When I was a classroom teacher, I made it my practice to check-in regularly with each student, not only during reading and writing conferences, but also to check-in on their social-emotional development: how they were feeling about friends and family, how they were able to handle stress. I knew that the way my students felt about themselves greatly affected their ability to persevere and learn. These teacher-student conversations were so rewarding; they built self-awareness, agency, and community. Most of the academic content might not be remembered, but I knew the social connections would be. Students would remember that someone listened to them and valued their opinions.
This week, as I worked with a small group of 4th graders, I was reminded about how important connection truly is. We were working in the Wonder Studio, and I opened up my adjoining office to make more room for their crafting projects. In my office, I had hung a large display of my class photos over the span of my teaching career. Several students noticed the photos and started asking me questions. I was intrigued by how their questions were so closely connected to their personalities. The first one to comment was my logical reasoner and problem-solver, Jasara. She got close up to the photo and saw the date – 1979. “You have been teaching for 43 years!” she declared. I chuckled. Another student chimed in, “43! My father is 43!” Jasara kept analyzing the photos, but what she focused on were the numbers: in 1985, I was teaching for 6 years; in 1993, I was teaching for 14 years. I was relieved when she couldn’t find any more dates. I was beginning to feel very old indeed.

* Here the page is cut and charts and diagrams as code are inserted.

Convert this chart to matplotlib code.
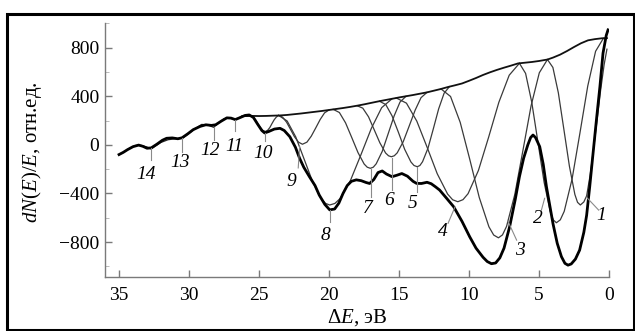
import matplotlib.pyplot as plt
from matplotlib.patches import Rectangle
from matplotlib.ticker import MultipleLocator

plt.rcParams['font.family'] = ['Liberation Serif', 'DejaVu Serif']
plt.rcParams['mathtext.fontset'] = 'custom'
plt.rcParams['mathtext.rm'] = 'Liberation Serif'
plt.rcParams['mathtext.it'] = 'Liberation Serif:italic'

# суммарная кривая (жирная)
total_x = [35.0, 34.7, 34.4, 34.0, 33.6, 33.3, 33.0, 32.7, 32.3, 31.9, 31.6, 31.2, 30.8, 30.5,
           30.1, 29.7, 29.2, 28.8, 28.4, 28.1, 27.7, 27.3, 27.0, 26.7, 26.4, 26.0, 25.7, 25.4,
           25.1, 24.8, 24.6, 24.3, 23.9, 23.5, 23.2, 22.8, 22.4, 22.1, 21.8, 21.4, 21.0, 20.7,
           20.3, 19.95, 19.6, 19.3, 19.0, 18.7, 18.4, 18.05, 17.7, 17.35, 17.1, 16.8, 16.5, 16.2,
           15.9, 15.5, 15.15, 14.8, 14.4, 14.0, 13.75, 13.4, 13.0, 12.7, 12.4, 12.1, 11.6, 11.1,
           10.5, 9.95, 9.5, 9.0, 8.7, 8.4, 8.1, 7.8, 7.5, 7.1, 6.7, 6.4, 6.1, 5.8, 5.6, 5.43,
           5.25, 4.95, 4.7, 4.47, 4.2, 4.0, 3.7, 3.4, 3.15, 2.93, 2.7, 2.4, 2.1, 1.8, 1.6, 1.38,
           1.15, 0.9, 0.65, 0.43, 0.2, 0.07]
total_y = [-80, -62, -40, -15, -2, -12, -28, -25, 5, 38, 54, 57, 50, 58,
           90, 125, 152, 165, 160, 165, 195, 222, 220, 208, 222, 242, 246, 225,
           170, 118, 98, 110, 130, 136, 118, 67, -20, -111, -185, -262, -335, -413,
           -490, -535, -528, -480, -400, -335, -300, -288, -295, -310, -318, -285, -228, -215,
           -240, -262, -250, -236, -258, -300, -317, -318, -308, -320, -345, -372, -440, -509,
           -630, -757, -850, -925, -960, -978, -972, -930, -850, -674, -450, -262, -110, 0, 60, 81,
           60, -15, -160, -345, -520, -650, -810, -920, -975, -990, -980, -940, -866, -720, -580, -345,
           -80, 205, 480, 754, 900, 946]

# огибающая
env_x = [0.15, 0.5, 1.0, 1.5, 2.0, 2.5, 3.0, 3.5, 4.0, 4.4, 5.0, 5.5, 6.0, 6.5, 7.0, 7.5,
         8.0, 8.5, 9.0, 9.5, 10.0, 10.5, 11.0, 11.5, 12.0, 12.5, 13.0, 13.5, 14.0, 14.5,
         15.0, 15.5, 16.0, 16.5, 17.0, 17.5, 18.0, 18.5, 19.0, 19.5, 20.0, 20.5, 21.0, 21.5,
         22.0, 22.5, 23.0, 23.5, 24.0, 24.5, 25.0, 25.5, 26.2]
env_y = [878, 877, 870, 860, 836, 805, 772, 742, 718, 702, 690, 682, 676, 670, 652, 635,
         617, 597, 575, 550, 527, 505, 490, 476, 460, 446, 432, 421, 410, 400,
         390, 379, 368, 357, 345, 333, 322, 312, 303, 295, 287, 279, 272, 265,
         258, 252, 246, 242, 240, 238, 237, 238, 236]

# тонкая кривая в области пиков 11-14
left_x = [35.0, 34.6, 34.2, 33.8, 33.4, 33.0, 32.7, 32.4, 32.0, 31.5, 31.0, 30.47, 30.1,
          29.6, 29.1, 28.7, 28.24, 27.9, 27.5, 27.1, 26.7, 26.2]
left_y = [-80, -55, -25, -5, -5, -18, -34, -10, 20, 42, 50, 54, 85,
          130, 168, 165, 144, 180, 215, 222, 205, 236]

# компоненты 1-10
c1_x = [0.15, 0.35, 0.6, 0.9, 1.1, 1.35, 1.6, 1.8, 2.05, 2.25, 2.44, 2.83, 3.23, 3.62, 4.01, 4.4]
c1_y = [787, 660, 450, 160, -30, -250, -420, -470, -495, -473, -408, -176, 131, 428, 637, 702]
c2_x = [0.4, 0.96, 1.52, 2.08, 2.64, 3.2, 3.48, 3.76, 3.98, 4.2, 4.64, 5.08, 5.52, 5.96, 6.4]
c2_y = [877, 770, 484, 96, -282, -547, -617, -641, -618, -550, -306, 24, 351, 588, 671]
c3_x = [4.4, 4.98, 5.57, 6.15, 6.73, 7.32, 7.61, 7.9, 8.24, 8.58, 9.27, 9.95, 10.63, 11.32, 12.0]
c3_y = [702, 593, 320, -46, -408, -671, -741, -765, -742, -674, -433, -118, 185, 398, 460]
c4_x = [6.4, 7.13, 7.87, 8.6, 9.33, 10.07, 10.43, 10.8, 11.17, 11.53, 12.27, 13.0, 13.73, 14.47, 15.2]
c4_y = [671, 573, 350, 63, -211, -402, -451, -468, -452, -405, -238, -18, 195, 343, 386]
c5_x = [11.4, 11.78, 12.17, 12.55, 12.93, 13.32, 13.51, 13.7, 13.93, 14.15, 14.6, 15.05, 15.5, 15.95, 16.4]
c5_y = [479, 425, 296, 132, -27, -139, -170, -180, -170, -141, -36, 105, 239, 332, 359]
c6_x = [13.0, 13.43, 13.85, 14.28, 14.7, 15.13, 15.34, 15.55, 15.75, 15.96, 16.37, 16.78, 17.18, 17.59, 18.0]
c6_y = [432, 388, 285, 153, 26, -66, -90, -98, -90, -67, 17, 126, 231, 302, 322]
c7_x = [14.5, 14.93, 15.35, 15.78, 16.2, 16.63, 16.84, 17.05, 17.27, 17.49, 17.93, 18.38, 18.82, 19.26, 19.7]
c7_y = [400, 352, 238, 90, -54, -156, -184, -193, -184, -158, -64, 61, 181, 266, 292]
c8_x = [15.5, 16.24, 16.98, 17.73, 18.47, 19.21, 19.58, 19.95, 20.25, 20.56, 21.17, 21.78, 22.38, 22.99, 23.6]
c8_y = [379, 306, 135, -84, -293, -442, -482, -495, -482, -443, -304, -117, 66, 196, 242]
c9_x = [20.0, 20.32, 20.63, 20.95, 21.27, 21.58, 21.9, 22.18, 22.47, 22.75, 23.03, 23.32, 23.6]
c9_y = [287, 263, 209, 139, 71, 22, 5, 22, 67, 127, 186, 228, 242]
c10_x = [23.6, 23.76, 23.92, 24.08, 24.23, 24.39, 24.55, 24.73, 24.9, 25.08, 25.25, 25.43, 25.6]
c10_y = [242, 229, 206, 174, 142, 119, 110, 119, 142, 174, 206, 229, 238]

components = [(c1_x, c1_y), (c2_x, c2_y), (c3_x, c3_y), (c4_x, c4_y), (c5_x, c5_y),
              (c6_x, c6_y), (c7_x, c7_y), (c8_x, c8_y), (c9_x, c9_y), (c10_x, c10_y)]

# подписи: номер, текст (x, y), выноска (x1, y1, x2, y2)
labels = ['1', '2', '3', '4', '5', '6', '7', '8', '9', '10', '11', '12', '13', '14']
label_pos = [(0.55, -578), (5.1, -605), (6.4, -866), (11.85, -715), (14.0, -481),
             (15.7, -462), (17.2, -523), (20.25, -745), (22.7, -303), (24.7, -75),
             (26.8, -10), (28.5, -50), (30.65, -145), (33.05, -240)]
leaders = [(1.6, -432, 0.74, -537), (4.6, -440, 4.83, -537), (7.2, -633, 6.6, -784),
           (11.0, -510, 11.5, -646), (13.75, -180, 13.75, -386), (15.5, -110, 15.5, -374),
           (17.0, -195, 17.0, -427), (19.95, -535, 19.95, -633), (22.1, -15, 22.2, -190),
           (24.6, 100, 24.6, 30), (26.7, 205, 26.7, 110), (28.2, 144, 28.2, 40),
           (30.47, 54, 30.47, -56), (32.7, -28, 32.7, -125)]

fig = plt.figure(figsize=(6.35, 3.31), dpi=100)
ax = fig.add_axes([0.1654, 0.1622, 0.7937, 0.7692])

for cx, cy in components:
    ax.plot(cx, cy, color='#3a3a3a', lw=0.9)
ax.plot(left_x, left_y, color='#2a2a2a', lw=0.9)
ax.plot(env_x, env_y, color='#111111', lw=1.3)
ax.plot(total_x, total_y, color='black', lw=2.0)

for (x1, y1, x2, y2) in leaders:
    ax.plot([x1, x2], [y1, y2], color='#8a8a8a', lw=0.8)
for lab, (tx, ty) in zip(labels, label_pos):
    ax.text(tx, ty, lab, style='italic', fontsize=14, ha='center', va='center')

ax.set_xlim(36, 0)
ax.set_ylim(-1090, 1005)
ax.set_xticks([35, 30, 25, 20, 15, 10, 5, 0])
ax.set_yticks([-800, -400, 0, 400, 800])
ax.set_yticklabels(['\u2212800', '\u2212400', '0', '400', '800'])
ax.yaxis.set_minor_locator(MultipleLocator(200))

for side in ['top', 'right']:
    ax.spines[side].set_visible(False)
for side in ['left', 'bottom']:
    ax.spines[side].set_color('#7a7a7a')
    ax.spines[side].set_linewidth(1.0)

ax.tick_params(axis='both', which='major', direction='in', length=5, color='#7a7a7a',
               labelsize=14, width=1.0)
ax.tick_params(axis='y', which='minor', direction='in', length=3, color='#b0b0b0')
ax.tick_params(axis='x', pad=7)
ax.tick_params(axis='y', pad=4)

ax.set_ylabel('$dN(E)/E$, отн.ед.', fontsize=15)
ax.yaxis.set_label_coords(-0.121, 0.49)
ax.set_xlabel('Δ$E$, эВ', fontsize=15)
ax.xaxis.set_label_coords(0.5, -0.118)

# рамка вокруг рисунка
fig.add_artist(Rectangle((7 / 635, 1 / 331), 627 / 635, 316.5 / 331, transform=fig.transFigure,
                         fill=False, lw=2.2, ec='black'))

plt.savefig('out.png', dpi=100)
plt.close()
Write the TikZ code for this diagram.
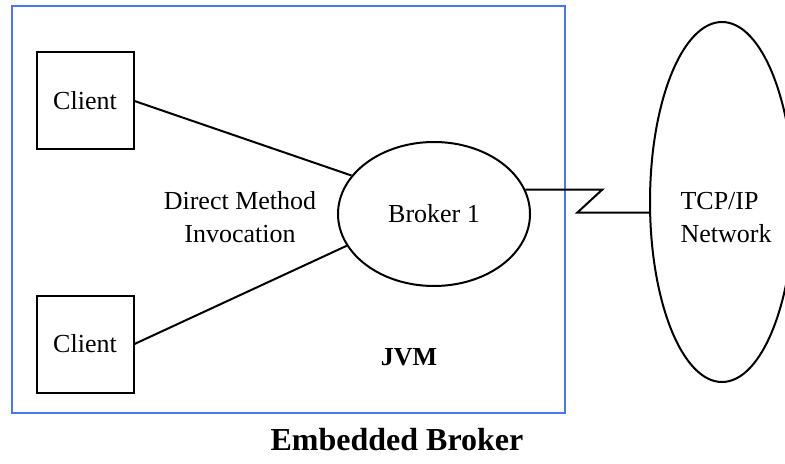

Then Maren came to inspect the photo. She is confident and competitive. Maren looked intently at all the children’s face. “Which one was your favorite,” she demanded.
“I liked them all,” I declared.
She narrowed her eyes at me, “You had to have had a favorite.”
I started to feel defensive but kept calm. “They were all great kids: Charlie was a great sailor, Ben made me laugh, Stephanie was quiet and thoughtful, Antonio wrote plays…”.
Maren cut me off, “My mother says she doesn’t have a favorite, but I know she does.” And with that she trounced off to get some fabric.
I breathed a sigh of relief. If I were to be completely truthful, I enjoyed the company of all the children. But there are a few who still keep in touch with me, who now as grown-ups take time to reach out to me. So yes, Maren is probably right, but I’m not going to tell her unless she calls me up ten years from now to see how I’m doing!
Darlene was listening to these conversations the whole time. She sat by my side working and listening. Finally, she got up and took a closer look at the photos. She looked at all the little faces of strange children now adults. She also went over to some other photos I had on another shelf. The photos were of some former students, who are now adults, with careers and children of their own.
Then she came back to my side. “I’m going to be in one of those photo frames,” she said pointing. Then quickly added, “But they won’t be here in your office. They will be at your home because you’ll be retired by then.”
I smiled and gave her side-hug, “And we can meet for tea, and you can tell about all the wonderful things you are doing.”
Darlene’s face glowed, “Yes, yes! I’ll tell you about my newest cookbook.” This was an inside joke. I have been encouraging Darlene’s writing through reading and making recipes for the past three years. I have no doubt that her grown-up face will one day grace my bookshelf, as well as several of her award-winning cookbooks!
2 thoughts on “The Conversation Connection”
Oh, such a sweet small moment to capture! The humor of your 4th graders doing the math and making you feel old is perfectly captured. But then the one who stays behind, that one who plans to be in your home photo collection- truly a wonderful connection. And she probably will be a cookbook writer, from your encouragement to find the writer in each of us!
And on taking a second look at your post I notice the “bookend” photos. It looks as if the first is your office and the end photo is at home? Perfect bookend to the piece and a career.
Maren is so right! She’s wise to know it, but not to press too much for an answer.
I loved this peek into your conversations with the kids and your reflections.